In the first reading, although physically alive, the people of Israel have suffered a political death. Their country has been conquered, and they’ve been sent into exile. Like Lazarus, they too have been buried. Not physically, but politically. Not in a cave, but in the faraway land of Babylon. Then, through the prophet Ezekiel, God comes along and calls them from their foreign grave. God promises to unbind the chains of their exile, and to return them to their homeland.
But what, we may wonder, do Lazarus and the Israelites have to do with us? Why should we bother about them? We are not dead. At least not yet. Neither physically nor politically. Not only are we still very much alive and kicking, we also live in a country that some consider to be the most powerful on this planet. Why bother about Lazarus and the Israelites?
The reason is that the physical and political death that we find in these readings point us to yet another form of death. In the second reading, Paul speaks to the Romans about those who suffer from spiritual death. Although such people may continue to walk around as though they were alive, they are not. Indeed, Paul writes about such people in a way that reminds us, quite strikingly, of Hollywood zombies. Those, says Paul, who are in the flesh cannot please God. Or, in other words, those who live zombie-like lives–lives driven only by their own self-centered and fleshly interests–are cut off from God. Although physically alive, they are spiritually dead.
And can we deny, sisters and brothers, that there is a zombie-like quality to this modern society in which we live? Our whole global economy is built upon the production and consumption of goods at ever faster and cheaper rates. And a crucial part of this process is the exploitation of human labor–cheap human labor. For example, I may not think about it much, but the new sneakers that I buy at the store may actually cost far more than just the price stated on the tag. It may also carry the blood and sweat and tears of people working under difficult conditions in some other corner of the world. Shouldn’t my own constant hunger for comfort and for consumer goods produced at the cost of the suffering of others remind me of a zombie’s ceaseless craving for human flesh? Could it be that our modern consumeristic existence is no different from–no less miserable than–that of a zombie’s? Isn’t this what Paul means by a life lived in the flesh?
And yet, according to Paul, we Christians should no longer be living like this. Through our baptism, we who were once zombies, have been brought back to life. We have been filled with the spirit of Christ, a spirit that gives us the power to do something that zombies cannot. When Jesus travels to Bethany in the gospel, he accomplishes two things at once. Not only does he raise his friend Lazarus from the dead, but he also makes the religious authorities so angry with him that they decide to kill him. By raising his friend from the dead, Jesus sets in motion a process that will eventually lead to his own death on a cross. And Jesus does both these things–the raising of Lazarus and the angering of the authorities–for the same reason. He does them out of love. At Bethany, Jesus does the very thing that zombies cannot. He shows the power of love by laying down his life for his friends. And it is this same power that we have received as followers of Christ.

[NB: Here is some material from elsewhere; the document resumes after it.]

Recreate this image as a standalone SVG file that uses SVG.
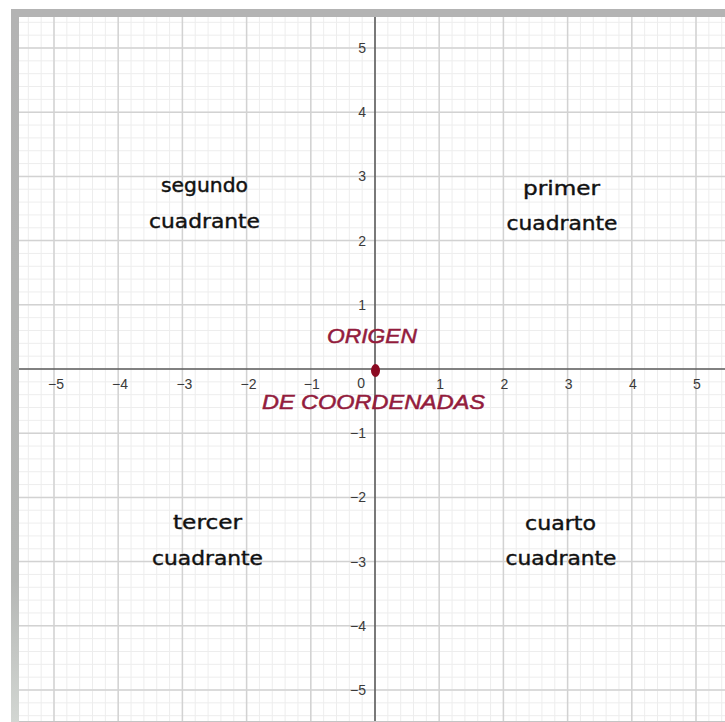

This then, sisters and brothers, is the answer to our question. How, if ever, can zombies become human again? By living in the spirit of Christ. The same spirit that was given to us at our baptism. The same spirit for which we prayed in our opening prayer, when we asked our Father in heaven to change our selfishness into self-giving, and to help us to embrace the world, so that we may transform the darkness of its pain into the life and joy of Easter.
Sisters and brothers, what will it take to raise the zombie today?